■ Information provided
++++++++

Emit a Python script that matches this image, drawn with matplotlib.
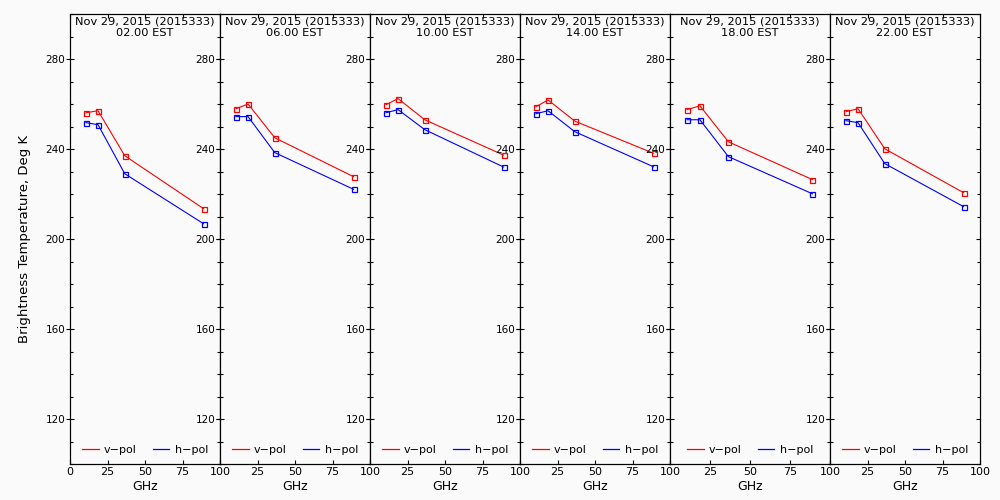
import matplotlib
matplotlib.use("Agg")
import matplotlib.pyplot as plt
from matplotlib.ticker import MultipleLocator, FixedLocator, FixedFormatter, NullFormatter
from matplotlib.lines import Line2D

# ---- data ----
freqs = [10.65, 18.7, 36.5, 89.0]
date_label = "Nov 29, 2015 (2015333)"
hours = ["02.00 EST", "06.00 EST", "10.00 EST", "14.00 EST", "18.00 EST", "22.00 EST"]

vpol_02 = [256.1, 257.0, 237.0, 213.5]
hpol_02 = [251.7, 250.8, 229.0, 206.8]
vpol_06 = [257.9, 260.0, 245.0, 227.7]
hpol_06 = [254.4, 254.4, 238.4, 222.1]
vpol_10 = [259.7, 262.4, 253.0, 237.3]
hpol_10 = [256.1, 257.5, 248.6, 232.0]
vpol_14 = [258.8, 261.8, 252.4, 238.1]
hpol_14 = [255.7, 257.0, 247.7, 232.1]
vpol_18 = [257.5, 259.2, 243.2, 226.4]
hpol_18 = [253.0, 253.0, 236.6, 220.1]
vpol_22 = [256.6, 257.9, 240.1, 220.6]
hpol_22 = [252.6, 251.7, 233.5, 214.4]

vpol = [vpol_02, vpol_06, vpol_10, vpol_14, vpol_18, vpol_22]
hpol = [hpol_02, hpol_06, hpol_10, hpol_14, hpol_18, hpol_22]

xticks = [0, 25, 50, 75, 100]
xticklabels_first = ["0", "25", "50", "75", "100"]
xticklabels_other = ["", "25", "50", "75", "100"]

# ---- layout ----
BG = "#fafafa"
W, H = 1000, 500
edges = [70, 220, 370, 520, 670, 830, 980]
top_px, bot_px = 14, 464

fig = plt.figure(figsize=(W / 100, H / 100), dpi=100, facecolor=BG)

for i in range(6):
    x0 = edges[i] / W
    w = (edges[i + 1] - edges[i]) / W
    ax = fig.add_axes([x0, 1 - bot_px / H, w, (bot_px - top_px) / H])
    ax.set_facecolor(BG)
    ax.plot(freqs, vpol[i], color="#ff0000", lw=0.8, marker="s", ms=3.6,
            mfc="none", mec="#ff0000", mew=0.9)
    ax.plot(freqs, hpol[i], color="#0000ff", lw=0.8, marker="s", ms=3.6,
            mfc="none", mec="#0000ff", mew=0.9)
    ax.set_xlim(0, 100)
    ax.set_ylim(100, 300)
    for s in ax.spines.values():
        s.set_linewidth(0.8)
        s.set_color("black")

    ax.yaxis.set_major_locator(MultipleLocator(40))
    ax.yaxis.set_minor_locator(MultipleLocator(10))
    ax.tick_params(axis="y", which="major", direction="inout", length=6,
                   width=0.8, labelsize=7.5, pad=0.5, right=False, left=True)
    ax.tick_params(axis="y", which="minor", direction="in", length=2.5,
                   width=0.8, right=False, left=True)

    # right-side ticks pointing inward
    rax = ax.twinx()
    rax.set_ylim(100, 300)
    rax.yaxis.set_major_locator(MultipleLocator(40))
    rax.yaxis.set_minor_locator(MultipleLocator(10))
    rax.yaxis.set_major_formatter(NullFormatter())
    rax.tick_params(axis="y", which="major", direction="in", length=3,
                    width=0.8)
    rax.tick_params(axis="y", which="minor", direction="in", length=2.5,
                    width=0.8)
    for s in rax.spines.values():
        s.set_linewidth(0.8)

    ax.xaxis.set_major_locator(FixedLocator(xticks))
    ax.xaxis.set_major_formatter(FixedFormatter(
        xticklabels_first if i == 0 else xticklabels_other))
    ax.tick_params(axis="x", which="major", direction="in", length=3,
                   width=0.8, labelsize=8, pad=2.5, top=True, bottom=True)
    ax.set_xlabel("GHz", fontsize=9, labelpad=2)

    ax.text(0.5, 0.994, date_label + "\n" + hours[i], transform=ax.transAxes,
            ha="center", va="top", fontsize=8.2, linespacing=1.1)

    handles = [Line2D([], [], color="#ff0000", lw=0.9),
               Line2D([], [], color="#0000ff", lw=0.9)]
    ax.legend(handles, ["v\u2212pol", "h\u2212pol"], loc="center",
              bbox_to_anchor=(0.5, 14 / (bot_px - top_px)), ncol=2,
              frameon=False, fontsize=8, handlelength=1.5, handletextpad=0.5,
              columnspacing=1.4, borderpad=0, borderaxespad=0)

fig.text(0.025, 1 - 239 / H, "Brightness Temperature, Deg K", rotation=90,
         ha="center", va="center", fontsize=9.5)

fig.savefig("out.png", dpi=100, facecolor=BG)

++++++++

■ Problem details
Write out the whole listing exactly, and drop the pictures.

■ Response to this exercise
Emit a Python script that matches this image, drawn with matplotlib.
import matplotlib
matplotlib.use("Agg")
import matplotlib.pyplot as plt
from matplotlib.ticker import MultipleLocator, FixedLocator, FixedFormatter, NullFormatter
from matplotlib.lines import Line2D

# ---- data ----
freqs = [10.65, 18.7, 36.5, 89.0]
date_label = "Nov 29, 2015 (2015333)"
hours = ["02.00 EST", "06.00 EST", "10.00 EST", "14.00 EST", "18.00 EST", "22.00 EST"]

vpol_02 = [256.1, 257.0, 237.0, 213.5]
hpol_02 = [251.7, 250.8, 229.0, 206.8]
vpol_06 = [257.9, 260.0, 245.0, 227.7]
hpol_06 = [254.4, 254.4, 238.4, 222.1]
vpol_10 = [259.7, 262.4, 253.0, 237.3]
hpol_10 = [256.1, 257.5, 248.6, 232.0]
vpol_14 = [258.8, 261.8, 252.4, 238.1]
hpol_14 = [255.7, 257.0, 247.7, 232.1]
vpol_18 = [257.5, 259.2, 243.2, 226.4]
hpol_18 = [253.0, 253.0, 236.6, 220.1]
vpol_22 = [256.6, 257.9, 240.1, 220.6]
hpol_22 = [252.6, 251.7, 233.5, 214.4]

vpol = [vpol_02, vpol_06, vpol_10, vpol_14, vpol_18, vpol_22]
hpol = [hpol_02, hpol_06, hpol_10, hpol_14, hpol_18, hpol_22]

xticks = [0, 25, 50, 75, 100]
xticklabels_first = ["0", "25", "50", "75", "100"]
xticklabels_other = ["", "25", "50", "75", "100"]

# ---- layout ----
BG = "#fafafa"
W, H = 1000, 500
edges = [70, 220, 370, 520, 670, 830, 980]
top_px, bot_px = 14, 464

fig = plt.figure(figsize=(W / 100, H / 100), dpi=100, facecolor=BG)

for i in range(6):
    x0 = edges[i] / W
    w = (edges[i + 1] - edges[i]) / W
    ax = fig.add_axes([x0, 1 - bot_px / H, w, (bot_px - top_px) / H])
    ax.set_facecolor(BG)
    ax.plot(freqs, vpol[i], color="#ff0000", lw=0.8, marker="s", ms=3.6,
            mfc="none", mec="#ff0000", mew=0.9)
    ax.plot(freqs, hpol[i], color="#0000ff", lw=0.8, marker="s", ms=3.6,
            mfc="none", mec="#0000ff", mew=0.9)
    ax.set_xlim(0, 100)
    ax.set_ylim(100, 300)
    for s in ax.spines.values():
        s.set_linewidth(0.8)
        s.set_color("black")

    ax.yaxis.set_major_locator(MultipleLocator(40))
    ax.yaxis.set_minor_locator(MultipleLocator(10))
    ax.tick_params(axis="y", which="major", direction="inout", length=6,
                   width=0.8, labelsize=7.5, pad=0.5, right=False, left=True)
    ax.tick_params(axis="y", which="minor", direction="in", length=2.5,
                   width=0.8, right=False, left=True)

    # right-side ticks pointing inward
    rax = ax.twinx()
    rax.set_ylim(100, 300)
    rax.yaxis.set_major_locator(MultipleLocator(40))
    rax.yaxis.set_minor_locator(MultipleLocator(10))
    rax.yaxis.set_major_formatter(NullFormatter())
    rax.tick_params(axis="y", which="major", direction="in", length=3,
                    width=0.8)
    rax.tick_params(axis="y", which="minor", direction="in", length=2.5,
                    width=0.8)
    for s in rax.spines.values():
        s.set_linewidth(0.8)

    ax.xaxis.set_major_locator(FixedLocator(xticks))
    ax.xaxis.set_major_formatter(FixedFormatter(
        xticklabels_first if i == 0 else xticklabels_other))
    ax.tick_params(axis="x", which="major", direction="in", length=3,
                   width=0.8, labelsize=8, pad=2.5, top=True, bottom=True)
    ax.set_xlabel("GHz", fontsize=9, labelpad=2)

    ax.text(0.5, 0.994, date_label + "\n" + hours[i], transform=ax.transAxes,
            ha="center", va="top", fontsize=8.2, linespacing=1.1)

    handles = [Line2D([], [], color="#ff0000", lw=0.9),
               Line2D([], [], color="#0000ff", lw=0.9)]
    ax.legend(handles, ["v\u2212pol", "h\u2212pol"], loc="center",
              bbox_to_anchor=(0.5, 14 / (bot_px - top_px)), ncol=2,
              frameon=False, fontsize=8, handlelength=1.5, handletextpad=0.5,
              columnspacing=1.4, borderpad=0, borderaxespad=0)

fig.text(0.025, 1 - 239 / H, "Brightness Temperature, Deg K", rotation=90,
         ha="center", va="center", fontsize=9.5)

fig.savefig("out.png", dpi=100, facecolor=BG)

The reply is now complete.